- _TASK DESCRIPTION_
Return, without pictures, the lines from the start of the data through the one that contains "import pandas as pd".

++++ PROVIDED DATA

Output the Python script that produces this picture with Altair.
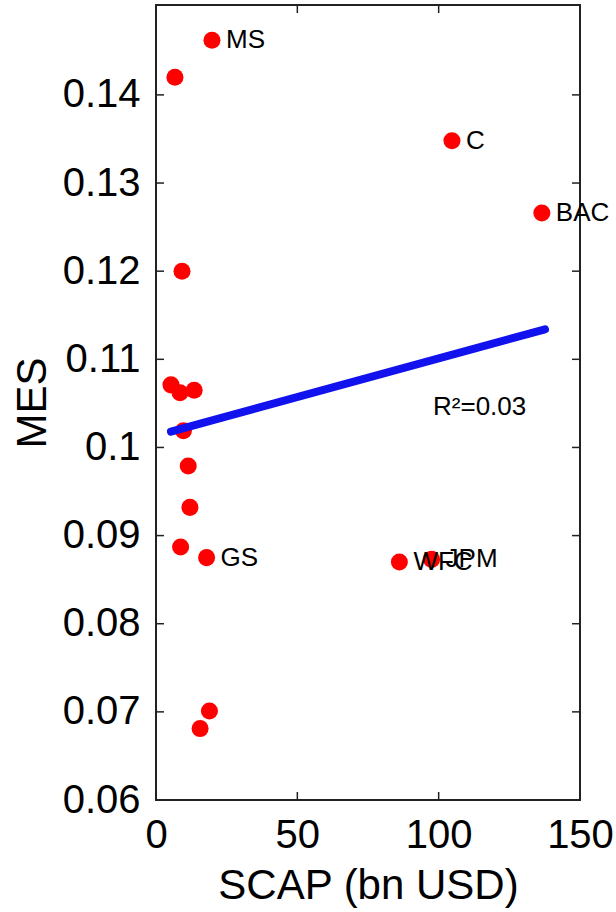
import altair as alt
import pandas as pd

# Data
scap = [19.8, 6.7, 104.7, 136.5, 9.2, 5.3, 8.5, 13.5, 9.7, 11.4, 12.0, 8.7, 17.9, 86.1, 97.5, 18.9, 15.6]
mes = [0.1462, 0.1420, 0.1348, 0.1266, 0.1200, 0.1071, 0.1062, 0.1065, 0.1019,
       0.0979, 0.0932, 0.0887, 0.0875, 0.0870, 0.0873, 0.0701, 0.0681]
names = ["MS", "", "C", "BAC", "", "", "", "", "", "", "", "", "GS", "WFC", "JPM", "", ""]
fit_x = [5.3, 137.6]
fit_y = [0.1018, 0.1134]
r2_x = [98.0]
r2_y = [0.1046]
r2_text = ["R²=0.03"]
x_ticks = [0, 50, 100, 150]
y_ticks = [0.06, 0.07, 0.08, 0.09, 0.10, 0.11, 0.12, 0.13, 0.14]

W, H = 424, 795
FONT = "Liberation Sans"

df = pd.DataFrame({"scap": scap, "mes": mes, "name": names})
df_lab = df[df["name"] != ""]
df_fit = pd.DataFrame({"scap": fit_x, "mes": fit_y})
df_r2 = pd.DataFrame({"scap": r2_x, "mes": r2_y, "t": r2_text})
df_xt = pd.DataFrame({"v": x_ticks})
df_yt = pd.DataFrame({"v": y_ticks})

xs = alt.Scale(domain=[0, 150], nice=False, zero=False)
ys = alt.Scale(domain=[0.06, 0.1502], nice=False, zero=False)

xaxis = alt.Axis(values=x_ticks, title="SCAP (bn USD)", tickSize=0, domain=False, grid=False,
                 labelFontSize=40, labelFont=FONT, labelColor="black", labelPadding=15,
                 labelFlush=False, labelOverlap=False,
                 titleFontSize=42, titleFont=FONT, titleFontWeight="normal", titleColor="black",
                 titleX=W / 2, titleY=85, titleBaseline="middle", titleAlign="center")
yaxis = alt.Axis(values=y_ticks, format=".2~f", title="MES", tickSize=0, domain=False, grid=False,
                 labelFontSize=40, labelFont=FONT, labelColor="black", labelPadding=16,
                 labelFlush=False, labelOverlap=False, labelBaseline="middle",
                 titleFontSize=42, titleFont=FONT, titleFontWeight="normal", titleColor="black",
                 titleX=-124, titleY=H / 2, titleBaseline="middle", titleAlign="center", titleAngle=-90)


def X(field):
    return alt.X(field, type="quantitative", scale=xs, axis=xaxis)


def Y(field):
    return alt.Y(field, type="quantitative", scale=ys, axis=yaxis)


tick_style = dict(color="#222222", strokeWidth=1.5)
t_left = alt.Chart(df_yt).mark_rule(**tick_style).encode(y=Y("v"), x=alt.value(0), x2=alt.value(8))
t_right = alt.Chart(df_yt).mark_rule(**tick_style).encode(y=Y("v"), x=alt.value(W - 8), x2=alt.value(W))
t_top = alt.Chart(df_xt).mark_rule(**tick_style).encode(x=X("v"), y=alt.value(0), y2=alt.value(8))
t_bot = alt.Chart(df_xt).mark_rule(**tick_style).encode(x=X("v"), y=alt.value(H - 8), y2=alt.value(H))

points = alt.Chart(df).mark_circle(size=290, color="#ff0000", opacity=1).encode(x=X("scap"), y=Y("mes"))
fit = alt.Chart(df_fit).mark_line(color="#1212ee", strokeWidth=8, strokeCap="round").encode(x=X("scap"), y=Y("mes"))
labels = alt.Chart(df_lab).mark_text(align="left", baseline="middle", dx=14, fontSize=26, font=FONT,
                                     color="black").encode(x=X("scap"), y=Y("mes"), text="name:N")
r2 = alt.Chart(df_r2).mark_text(align="left", baseline="middle", fontSize=26, font=FONT,
                                color="black").encode(x=X("scap"), y=Y("mes"), text="t:N")

chart = alt.layer(t_left, t_right, t_top, t_bot, points, fit, labels, r2).properties(
    width=W, height=H,
    autosize=alt.AutoSizeParams(type="none"),
    padding={"left": 156, "top": 5, "right": 36, "bottom": 112},
    background="white",
).configure_view(stroke="#222222", strokeWidth=2)

chart.save("out.html", embed_options={"renderer": "svg", "actions": False})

++++++++

- _SOLUTION TO THIS EXERCISE_
Output the Python script that produces this picture with Altair.
import altair as alt
import pandas as pd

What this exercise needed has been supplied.